L’homogénéisation creuse le schisme qui sépare l’espace de la norme des lieux dont elle se retire. Comme toute position d’une valeur est position d’un sans valeur, l’exception confirme la règle : le ban est la contrepartie structurelle de cette gestion du territoire. Le dénuement des délaissés exhibe la domination dont l’espace est l’instrument. En ces lieux désarticulés, expropriés de tout usage [7], la destruction du travail de l’histoire et de la nature trahit la violence que l’homme impose « pacifiquement » à l’homme, sous couvert de rationalité, d’efficacité et de rentabilité. Car la violence souveraine s’accomplit sur le mode du retrait, dans l’abandon. Elle « crée ou contribue à créer ce sur quoi elle s’exerce », elle « se présuppose elle-même » [8] et s’applique d’autant plus intimement aux hommes qu’elle se donne comme déjà faite sur l’espace qu’elle configure pour disposer de leur existence. Mais quand le pouvoir souverain, qui passe pour utiliser des moyens en vue d’une fin (la protection du peuple), se prend lui-même pour fin, il devient un pouvoir de mort.
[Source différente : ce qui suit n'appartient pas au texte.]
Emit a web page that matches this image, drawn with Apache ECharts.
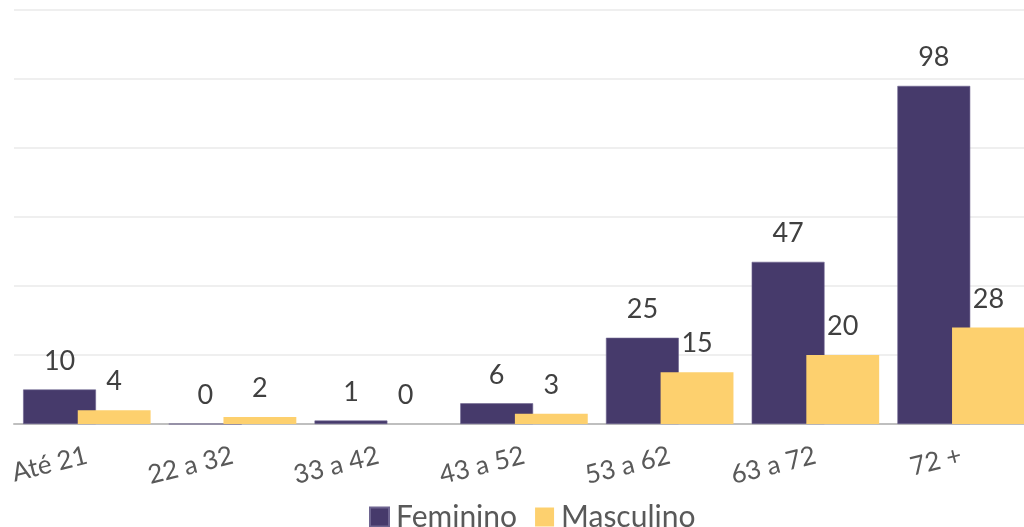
<!DOCTYPE html>
<html><head><meta charset="utf-8">
<script src="https://cdn.jsdelivr.net/npm/echarts@6/dist/echarts.min.js"></script>
<style>html,body{margin:0;padding:0;background:#fff}#c{width:1024px;height:527px}</style>
</head><body><div id="c"></div>
<script>
const categories = ['Até 21','22 a 32','33 a 42','43 a 52','53 a 62','63 a 72','72 +'];
const feminino = [10,0,1,6,25,47,98];
const masculino = [4,2,0,3,15,20,28];
const seriesNames = ['Feminino','Masculino'];
const font = 'Lato, "Open Sans", sans-serif';
const chart = echarts.init(document.getElementById('c'));
chart.setOption({
  animation:false,
  grid:{left:14,width:1020,top:10,bottom:103,containLabel:false,outerBoundsMode:'none'},
  legend:{bottom:-10,left:364,itemWidth:19,itemHeight:19,itemGap:18,icon:'rect',
    textStyle:{fontFamily:font,fontSize:30,color:'#595959',padding:[0,0,0,2]},data:seriesNames},
  xAxis:{type:'category',data:categories,
    axisLine:{lineStyle:{color:'#bfbfbf',width:2}},axisTick:{show:false},
    axisLabel:{rotate:14,margin:31,fontFamily:font,fontSize:26,color:'#595959'}},
  yAxis:{type:'value',min:0,max:120,interval:20,axisLabel:{show:false},
    axisLine:{show:false},axisTick:{show:false},
    splitLine:{lineStyle:{color:'#efefef',width:2}}},
  series:[
    {name:seriesNames[0],type:'bar',data:feminino,barWidth:'50%',barGap:'-25%',barCategoryGap:'12%',
     itemStyle:{color:'#463a6b',borderColor:'#6e6590',borderWidth:0.6},
     label:{show:true,position:'top',distance:15,fontFamily:font,fontSize:27,color:'#404040'}},
    {name:seriesNames[1],type:'bar',data:masculino,barWidth:'50%',barGap:'-25%',
     itemStyle:{color:'#fdd06e'},
     label:{show:true,position:'top',distance:15,fontFamily:font,fontSize:27,color:'#404040'}}
  ]
});
</script></body></html>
L’hétérogénéité des délaissés fait écran à la banalisation de ses abus sur tout le territoire. L’état d’exception latent ou refoulé dans la zone de déprise rurale, dans le péri-urbain brisé ou stérilisé par un grand équipement, dans les espaces usés ou en vacance d’usage à l’intérieur de la ville n’est pourtant pas structurellement différent des lieux où il est déclaré et contenu par un dispositif d’inclusion spectaculaire. Les espaces mis hors circuit par le marché, enclavés, souvent séparés du reste de l’agglomération par des emprises ferroviaires, des périphériques ou des canaux, longés ou traversés par des voies rapides, survolés par des lignes à haute tension, recoupent statistiquement la carte des zones « sensibles » où se fixe la crise sociale. Des îlots, rendus inhabitables, surgissent ainsi un peu partout, propageant une urgence que l’Etat ne cesse de codifier, d’instituer, voire de développer, en multipliant les définitions nominales de la discrimination (Z.U.P., Z.A.C., Z.E.P., quartiers classés « zones urbaines sensibles », zones franches…). On observe une polarisation qui ne recouvre plus l’ancienne répartition géographique du centre et des banlieues pauvres de la périphérie, mais qui se produit en tous points du territoire, selon des oppositions locales qui touchent aussi bien les zones périphériques que le centre des villes et des métropoles. Les espaces normés de la sécurité dans le périmètre desquels le droit garantit les conditions de l’existence se dissocient matériellement et démographiquement des espaces anormaux qu’une inclusion exclusivement sécuritaire ou humanitaire confine dans l’exception. Dans ces « zones grises », l’ordre du quotidien est rompu, l’ordre civil suspendu, la répression s’exerce perversement par l’absence d’application de la loi, la confiance se perd, le lien social se dégrade. Les droits à la sécurité et à la liberté de circulation n’ont plus cours. Les services et les transports publics réduisent leur activité. La vie, maintenue sous perfusion (revenu minimum d’insertion, contrats emploi-solidarité, A.P.L, A.P.I., etc.), est artificiellement désœuvrée; assignée à résidence, elle est prise dans une attente sans perspective, dans une immobilité où elle végète, confrontée à l’évidence obscène de sa superfluité [9]. La sociabilité s’étiole, et avec elle la participation à la vie civique et l’exercice de la démocratie.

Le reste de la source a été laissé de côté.